● **Problem description**
Pick every line with "chart" from the material below.

+ + + +

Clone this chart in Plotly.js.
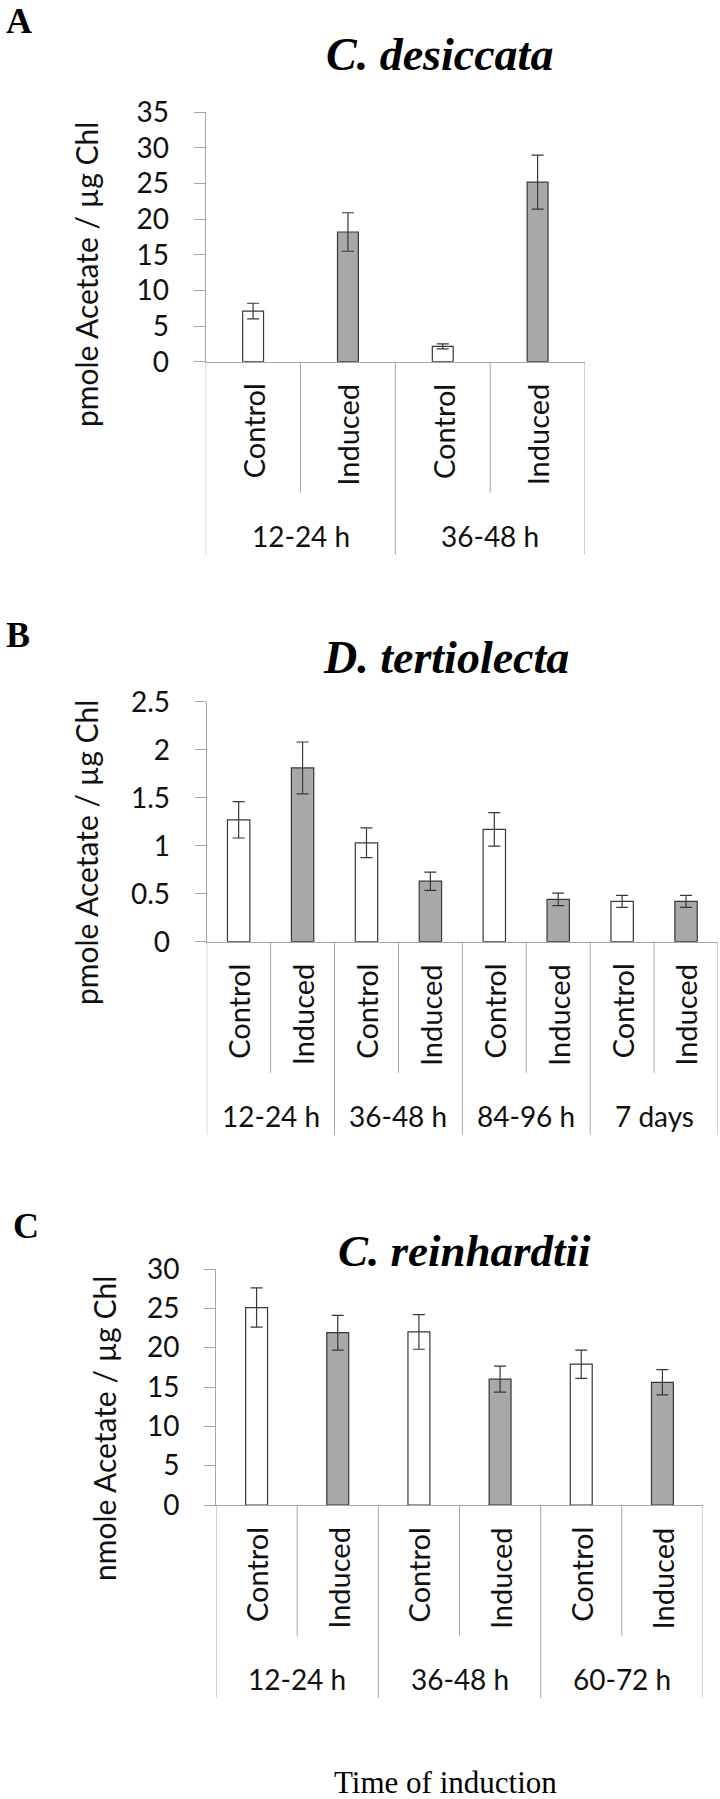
<!DOCTYPE html>
<html>
<head>
<meta charset="utf-8">
<script src="https://cdn.plot.ly/plotly-3.0.1.min.js"></script>
<style>html,body{margin:0;padding:0;background:#fff;}#chart{width:720px;height:1799px;}</style>
</head>
<body>
<div id="chart"></div>
<script>
// ---------- DATA ----------
const titleA = "C. desiccata";
const groupsA = ["12-24 h", "36-48 h"];
const condA = ["Control", "Induced", "Control", "Induced"];
const valuesA = [7.1, 18.2, 2.15, 25.2];
const errorsA = [1.1, 2.7, 0.35, 3.8];
const yTitleA = "pmole Acetate / µg Chl";

const titleB = "D. tertiolecta";
const groupsB = ["12-24 h", "36-48 h", "84-96 h", "7 days"];
const condB = ["Control", "Induced", "Control", "Induced", "Control", "Induced", "Control", "Induced"];
const valuesB = [1.27, 1.81, 1.03, 0.63, 1.17, 0.44, 0.42, 0.42];
const errorsB = [0.19, 0.27, 0.155, 0.095, 0.175, 0.065, 0.062, 0.062];
const yTitleB = "pmole Acetate / µg Chl";

const titleC = "C. reinhardtii";
const groupsC = ["12-24 h", "36-48 h", "60-72 h"];
const condC = ["Control", "Induced", "Control", "Induced", "Control", "Induced"];
const valuesC = [25.1, 21.9, 22.0, 16.0, 17.9, 15.6];
const errorsC = [2.5, 2.2, 2.2, 1.65, 1.8, 1.6];
const yTitleC = "nmole Acetate / µg Chl";

const xTitle = "Time of induction";

// ---------- LAYOUT (pixels) ----------
const W = 720, H = 1799;
const px = p => p / W;
const py = p => 1 - p / H;

const panels = [
  {letter: "A", title: titleA, ytitle: yTitleA, groups: groupsA, cond: condA, vals: valuesA, errs: errorsA,
   yMax: 35, dtick: 5, x0: 205.7, x1: 585, yTop: 112.3, yBot: 361.7, barW: 0.22,
   letterX: 6, letterY: 19, titleX: 439, titleY: 54, titleSize: 46, ytX: 86, ytY: 275},
  {letter: "B", title: titleB, ytitle: yTitleB, groups: groupsB, cond: condB, vals: valuesB, errs: errorsB,
   yMax: 2.5, dtick: 0.5, x0: 206.7, x1: 718, yTop: 701.7, yBot: 941.7, barW: 0.35,
   letterX: 6, letterY: 635, titleX: 446, titleY: 657, titleSize: 46, ytX: 86, ytY: 853},
  {letter: "C", title: titleC, ytitle: yTitleC, groups: groupsC, cond: condC, vals: valuesC, errs: errorsC,
   yMax: 30, dtick: 5, x0: 216, x1: 703, yTop: 1269, yBot: 1505, barW: 0.27,
   letterX: 13, letterY: 1226, titleX: 464, titleY: 1251, titleSize: 45, ytX: 104, ytY: 1428}
];

const AXIS_COLOR = "#a6a6a6";
const TEXT_COLOR = "#111111";
const SANS = "Lato, 'Open Sans', sans-serif";
const SERIF = "'Liberation Serif', 'DejaVu Serif', serif";

const traces = [];
const shapes = [];
const annotations = [];
const layout = {
  width: W, height: H,
  margin: {l: 0, r: 0, t: 0, b: 0},
  paper_bgcolor: "#ffffff", plot_bgcolor: "#ffffff",
  showlegend: false,
  font: {family: SANS, color: TEXT_COLOR},
  shapes: shapes, annotations: annotations
};

panels.forEach((p, i) => {
  const sfx = i === 0 ? "" : String(i + 1);
  const xa = "x" + sfx, ya = "y" + sfx;
  const n = p.vals.length;
  const xs = p.vals.map((_, k) => k);

  traces.push({
    type: "bar", x: xs, y: p.vals, xaxis: xa, yaxis: ya, width: p.barW,
    marker: {color: p.cond.map(c => c === "Control" ? "#ffffff" : "#a8a8aa"),
             line: {color: "#383838", width: 1.2}},
    error_y: {type: "data", array: p.errs, visible: true, color: "#383838", thickness: 1.2, width: 6},
    hoverinfo: "skip"
  });

  layout["xaxis" + sfx] = {
    domain: [px(p.x0), px(p.x1)], anchor: ya, range: [-0.5, n - 0.5],
    showline: true, linecolor: AXIS_COLOR, linewidth: 1, showgrid: false, zeroline: false,
    ticks: "", showticklabels: false, fixedrange: true
  };
  layout["yaxis" + sfx] = {
    domain: [py(p.yBot), py(p.yTop)], anchor: xa, range: [0, p.yMax], dtick: p.dtick, tick0: 0,
    showline: true, linecolor: AXIS_COLOR, linewidth: 1, showgrid: false, zeroline: false,
    ticks: "outside", ticklen: 11, tickcolor: AXIS_COLOR, tickwidth: 1,
    ticklabelstandoff: 19,
    tickfont: {family: SANS, size: 28, color: TEXT_COLOR}, fixedrange: true
  };

  // category separators
  for (let k = 0; k <= n; k++) {
    const outer = k % 2 === 0;
    shapes.push({type: "line", xref: xa, yref: "paper", x0: k - 0.5, x1: k - 0.5,
      y0: py(p.yBot), y1: py(p.yBot + (outer ? 193 : 131)),
      line: {color: AXIS_COLOR, width: 1}});
  }
  // condition labels
  p.cond.forEach((c, k) => {
    annotations.push({text: c, xref: xa, yref: "paper", x: k, y: py(p.yBot + 20),
      xanchor: "center", yanchor: "top", textangle: -90, showarrow: false,
      font: {family: SANS, size: 29, color: TEXT_COLOR}});
  });
  // group labels
  p.groups.forEach((g, k) => {
    annotations.push({text: g, xref: xa, yref: "paper", x: 2 * k + 0.5, y: py(p.yBot + 174),
      xanchor: "center", yanchor: "middle", showarrow: false,
      font: {family: SANS, size: 28, color: TEXT_COLOR}});
  });
  // panel title
  annotations.push({text: "<b><i>" + p.title + "</i></b>", xref: "paper", yref: "paper",
    x: px(p.titleX), y: py(p.titleY), xanchor: "center", yanchor: "middle", showarrow: false,
    font: {family: SERIF, size: p.titleSize, color: "#000"}});
  // panel letter
  annotations.push({text: "<b>" + p.letter + "</b>", xref: "paper", yref: "paper",
    x: px(p.letterX), y: py(Math.max(p.letterY, 21)), xanchor: "left", yanchor: "middle", showarrow: false,
    borderpad: 0, borderwidth: 0,
    font: {family: SERIF, size: 36, color: "#000"}});
  // y-axis title
  annotations.push({text: p.ytitle, xref: "paper", yref: "paper",
    x: px(p.ytX), y: py(p.ytY), xanchor: "center", yanchor: "middle", textangle: -90, showarrow: false,
    font: {family: SANS, size: 30, color: TEXT_COLOR}});
});

annotations.push({text: xTitle, xref: "paper", yref: "paper", x: px(445), y: py(1782),
  xanchor: "center", yanchor: "middle", showarrow: false,
  font: {family: SERIF, size: 31, color: "#000"}});

Plotly.newPlot("chart", traces, layout, {displayModeBar: false, staticPlot: true});
</script>
</body>
</html>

+ + + +

● **Task answer**
Clone this chart in Plotly.js.
<style>html,body{margin:0;padding:0;background:#fff;}#chart{width:720px;height:1799px;}</style>
<div id="chart"></div>
Plotly.newPlot("chart", traces, layout, {displayModeBar: false, staticPlot: true});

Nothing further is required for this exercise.